• DATA:

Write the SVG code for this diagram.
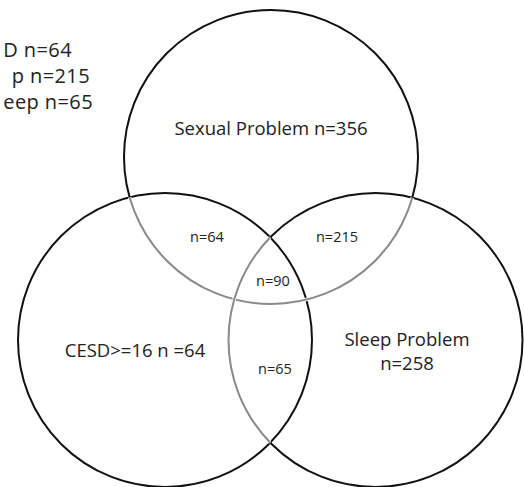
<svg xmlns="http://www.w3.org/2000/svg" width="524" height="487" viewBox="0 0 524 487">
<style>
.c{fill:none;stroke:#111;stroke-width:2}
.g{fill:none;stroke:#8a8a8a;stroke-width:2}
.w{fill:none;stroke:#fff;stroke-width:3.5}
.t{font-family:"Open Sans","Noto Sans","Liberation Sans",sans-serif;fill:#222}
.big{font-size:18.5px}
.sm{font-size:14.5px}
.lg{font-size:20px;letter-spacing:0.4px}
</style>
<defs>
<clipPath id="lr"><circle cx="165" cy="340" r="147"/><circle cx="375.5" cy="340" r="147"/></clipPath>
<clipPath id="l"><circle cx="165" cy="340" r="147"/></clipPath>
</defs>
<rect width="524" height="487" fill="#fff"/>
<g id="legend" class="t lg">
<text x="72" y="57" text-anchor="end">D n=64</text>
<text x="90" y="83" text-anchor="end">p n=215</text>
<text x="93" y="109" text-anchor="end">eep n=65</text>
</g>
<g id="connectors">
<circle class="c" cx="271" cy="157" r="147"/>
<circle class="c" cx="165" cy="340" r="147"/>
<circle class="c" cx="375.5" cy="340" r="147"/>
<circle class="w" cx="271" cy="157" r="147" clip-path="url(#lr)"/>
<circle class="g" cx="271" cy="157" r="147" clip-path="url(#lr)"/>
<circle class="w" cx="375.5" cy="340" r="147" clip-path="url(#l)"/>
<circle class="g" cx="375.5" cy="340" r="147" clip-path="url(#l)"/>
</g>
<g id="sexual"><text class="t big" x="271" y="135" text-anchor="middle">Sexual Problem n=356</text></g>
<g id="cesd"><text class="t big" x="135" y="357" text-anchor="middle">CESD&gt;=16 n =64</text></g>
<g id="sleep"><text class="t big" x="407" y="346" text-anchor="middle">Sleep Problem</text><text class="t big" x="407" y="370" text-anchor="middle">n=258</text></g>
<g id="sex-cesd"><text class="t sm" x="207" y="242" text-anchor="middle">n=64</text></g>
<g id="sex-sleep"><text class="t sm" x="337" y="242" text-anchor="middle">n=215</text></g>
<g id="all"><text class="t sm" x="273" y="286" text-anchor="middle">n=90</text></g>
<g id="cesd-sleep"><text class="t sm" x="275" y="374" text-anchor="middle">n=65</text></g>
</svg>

• WHAT YOU NEED TO DO: Repeat the material verbatim. Do not carry over any picture.

• SOLVED PROBLEM:
Write the SVG code for this diagram.
<svg xmlns="http://www.w3.org/2000/svg" width="524" height="487" viewBox="0 0 524 487">
<style>
.c{fill:none;stroke:#111;stroke-width:2}
.g{fill:none;stroke:#8a8a8a;stroke-width:2}
.w{fill:none;stroke:#fff;stroke-width:3.5}
.t{font-family:"Open Sans","Noto Sans","Liberation Sans",sans-serif;fill:#222}
.big{font-size:18.5px}
.sm{font-size:14.5px}
.lg{font-size:20px;letter-spacing:0.4px}
</style>
<defs>
<clipPath id="lr"><circle cx="165" cy="340" r="147"/><circle cx="375.5" cy="340" r="147"/></clipPath>
<clipPath id="l"><circle cx="165" cy="340" r="147"/></clipPath>
</defs>
<rect width="524" height="487" fill="#fff"/>
<g id="legend" class="t lg">
<text x="72" y="57" text-anchor="end">D n=64</text>
<text x="90" y="83" text-anchor="end">p n=215</text>
<text x="93" y="109" text-anchor="end">eep n=65</text>
</g>
<g id="connectors">
<circle class="c" cx="271" cy="157" r="147"/>
<circle class="c" cx="165" cy="340" r="147"/>
<circle class="c" cx="375.5" cy="340" r="147"/>
<circle class="w" cx="271" cy="157" r="147" clip-path="url(#lr)"/>
<circle class="g" cx="271" cy="157" r="147" clip-path="url(#lr)"/>
<circle class="w" cx="375.5" cy="340" r="147" clip-path="url(#l)"/>
<circle class="g" cx="375.5" cy="340" r="147" clip-path="url(#l)"/>
</g>
<g id="sexual"><text class="t big" x="271" y="135" text-anchor="middle">Sexual Problem n=356</text></g>
<g id="cesd"><text class="t big" x="135" y="357" text-anchor="middle">CESD&gt;=16 n =64</text></g>
<g id="sleep"><text class="t big" x="407" y="346" text-anchor="middle">Sleep Problem</text><text class="t big" x="407" y="370" text-anchor="middle">n=258</text></g>
<g id="sex-cesd"><text class="t sm" x="207" y="242" text-anchor="middle">n=64</text></g>
<g id="sex-sleep"><text class="t sm" x="337" y="242" text-anchor="middle">n=215</text></g>
<g id="all"><text class="t sm" x="273" y="286" text-anchor="middle">n=90</text></g>
<g id="cesd-sleep"><text class="t sm" x="275" y="374" text-anchor="middle">n=65</text></g>
</svg>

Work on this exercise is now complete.